Halim Barakat (حليم بركات December 4, 1933 - June 22, 2023) was a Syrian American novelist and sociologist. He was born into a Greek-Orthodox Arab family in Kafroun, Syria, and raised in Beirut.

==Career==
Barakat received his bachelor's degree in sociology in 1955, and his master's degree in 1960 in the same field. He received both from the American University of Beirut. He received his PhD in social psychology in 1966 from the University of Michigan at Ann Arbor.
From 1966 until 1972 he taught at the American University of Beirut. He then served as research fellow at Harvard University from 1972 to 1973, and taught at the University of Texas at Austin in 1975-1976. From 1976 until 2002 he was Teaching Research Professor at the Center for Contemporary Arab Studies of Georgetown University.

Barakat has written about twenty books and fifty essays on society and culture in journals such as the British Journal of Sociology, the Middle East Journal, Mawakif, and al-Mustaqbal al-Arabi.

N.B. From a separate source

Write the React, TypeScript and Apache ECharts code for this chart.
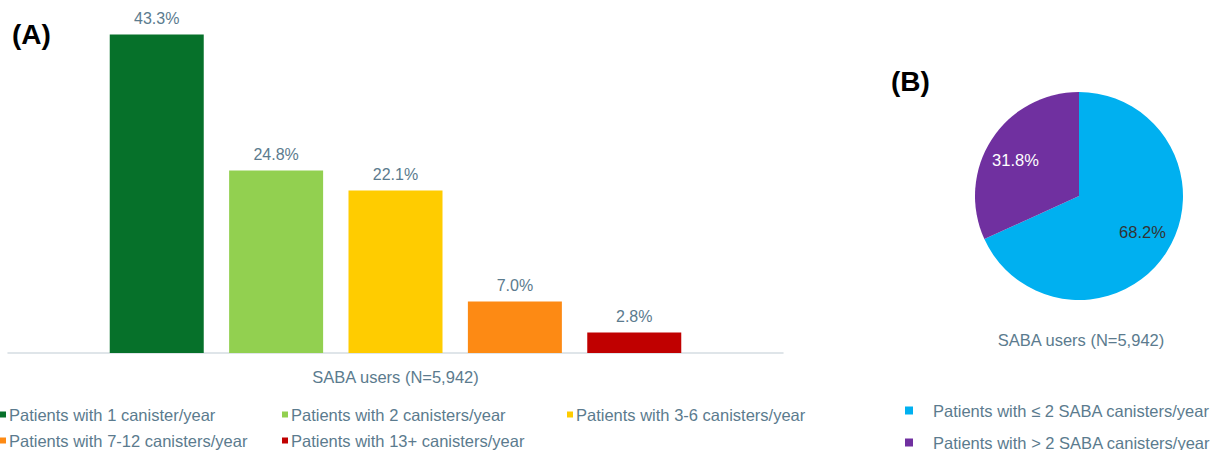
import React, { useEffect, useRef } from "react";
import * as echarts from "echarts";

const category = ["SABA users (N=5,942)"];
const barNames = [
  "Patients with 1 canister/year",
  "Patients with 2 canisters/year",
  "Patients with 3-6 canisters/year",
  "Patients with 7-12 canisters/year",
  "Patients with 13+ canisters/year",
];
const barValues = [43.3, 24.8, 22.1, 7.0, 2.8];
const barColors = ["#06712a", "#92d050", "#ffcc00", "#fd8a14", "#c00000"];

const pieNames = [
  "Patients with \u2264 2 SABA canisters/year",
  "Patients with > 2 SABA canisters/year",
];
const pieValues = [68.2, 31.8];
const pieColors = ["#00b0f0", "#7030a0"];
const pieLabelColors = ["#333333", "#ffffff"];
const pieLabelShift = [-5, 5];

const textColor = "#5b7b8e";
const font = "'Liberation Sans', Arial, sans-serif";

// legend layout slots: [left, top]
const barLegendPos: [number, number][] = [
  [0, 406],
  [282, 406],
  [567, 406],
  [0, 432],
  [282, 432],
];
const pieLegendPos: [number, number][] = [
  [905, 402],
  [905, 434],
];

export default function App() {
  const ref = useRef<HTMLDivElement>(null);
  useEffect(() => {
    if (!ref.current) return;
    const chart = echarts.init(ref.current, null, { renderer: "svg" });
    const legends: any[] = [];
    barNames.forEach((n, i) => {
      legends.push({
        data: [n],
        left: barLegendPos[i][0],
        top: barLegendPos[i][1],
        padding: 0,
        itemWidth: 6,
        itemHeight: 6,
        icon: "rect",
        selectedMode: false,
        textStyle: { color: textColor, fontSize: 16.5, fontFamily: font, padding: [0, 0, 0, -2] },
      });
    });
    pieNames.forEach((n, i) => {
      legends.push({
        data: [n],
        left: pieLegendPos[i][0],
        top: pieLegendPos[i][1],
        padding: 0,
        itemWidth: 8,
        itemHeight: 8,
        icon: "rect",
        selectedMode: false,
        textStyle: { color: textColor, fontSize: 16.5, fontFamily: font, padding: [0, 0, 0, 15] },
      });
    });

    const barSeries = barNames.map((n, i) => ({
      type: "bar",
      name: n,
      data: [barValues[i]],
      barWidth: 94,
      barGap: "27%",
      itemStyle: { color: barColors[i] },
      label: {
        show: true,
        position: "top",
        distance: 8,
        color: textColor,
        fontSize: 16,
        fontFamily: font,
        formatter: (p: any) => Number(p.value).toFixed(1) + "%",
      },
    }));

    const pieData = pieNames.map((n, i) => ({
      name: n,
      value: pieValues[i],
      itemStyle: { color: pieColors[i] },
    }));
    const pieLabelData = pieNames.map((n, i) => ({
      name: n,
      value: pieValues[i],
      itemStyle: { color: "rgba(0,0,0,0)" },
      label: { color: pieLabelColors[i], offset: [0, pieLabelShift[i]] },
    }));

    chart.setOption({
      animation: false,
      textStyle: { fontFamily: font },
      grid: { left: 8, right: 427, top: 22, bottom: 97 },
      xAxis: {
        type: "category",
        data: category,
        axisLine: { lineStyle: { color: "#d5dde2", width: 1.5 } },
        axisTick: { show: false },
        axisLabel: { color: textColor, fontSize: 16.5, fontFamily: font, margin: 15 },
      },
      yAxis: { type: "value", min: 0, max: 45, show: false },
      legend: legends,
      graphic: [
        {
          type: "text",
          left: 12,
          top: 20,
          style: { text: "(A)", fontSize: 28, fontWeight: "bold", fill: "#000", fontFamily: font },
        },
        {
          type: "text",
          left: 891,
          top: 67,
          style: { text: "(B)", fontSize: 28, fontWeight: "bold", fill: "#000", fontFamily: font },
        },
        {
          type: "text",
          x: 1081,
          y: 340,
          style: {
            text: "SABA users (N=5,942)",
            fontSize: 16.5,
            fill: textColor,
            fontFamily: font,
            textAlign: "center",
            textVerticalAlign: "middle",
          },
        },
      ],
      series: [
        ...barSeries,
        {
          type: "pie",
          center: [1079, 196],
          radius: 104,
          startAngle: 90,
          label: { show: false },
          labelLine: { show: false },
          emphasis: { disabled: true },
          data: pieData,
        },
        {
          type: "pie",
          center: [1079, 196],
          radius: [41, 104],
          startAngle: 90,
          silent: true,
          z: 3,
          label: {
            show: true,
            position: "inside",
            fontSize: 16.5,
            fontFamily: font,
            formatter: (p: any) => Number(p.value).toFixed(1) + "%",
          },
          labelLine: { show: false },
          data: pieLabelData,
        },
      ],
    });
    return () => chart.dispose();
  }, []);
  return <div ref={ref} style={{ width: 1210, height: 450, position: "absolute", left: 0, top: 0 }} />;
}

His publications are primarily concerned with difficulties facing modern Arab societies such as alienation, crises of civil society, and a need for identity, freedom and justice. He has also published seven novels and a collection of short stories. These are rich with symbolism and allegory to world events. His novel Six Days (Sitat Ayam, 1961) is prophetically named for a real war yet to come in 1967; as such, it became a prelude to the later novel Days of Dust (Awdat al-Ta'ir ila al-Bahr, 1969), which unfolds the existential drama of the June War of 1967.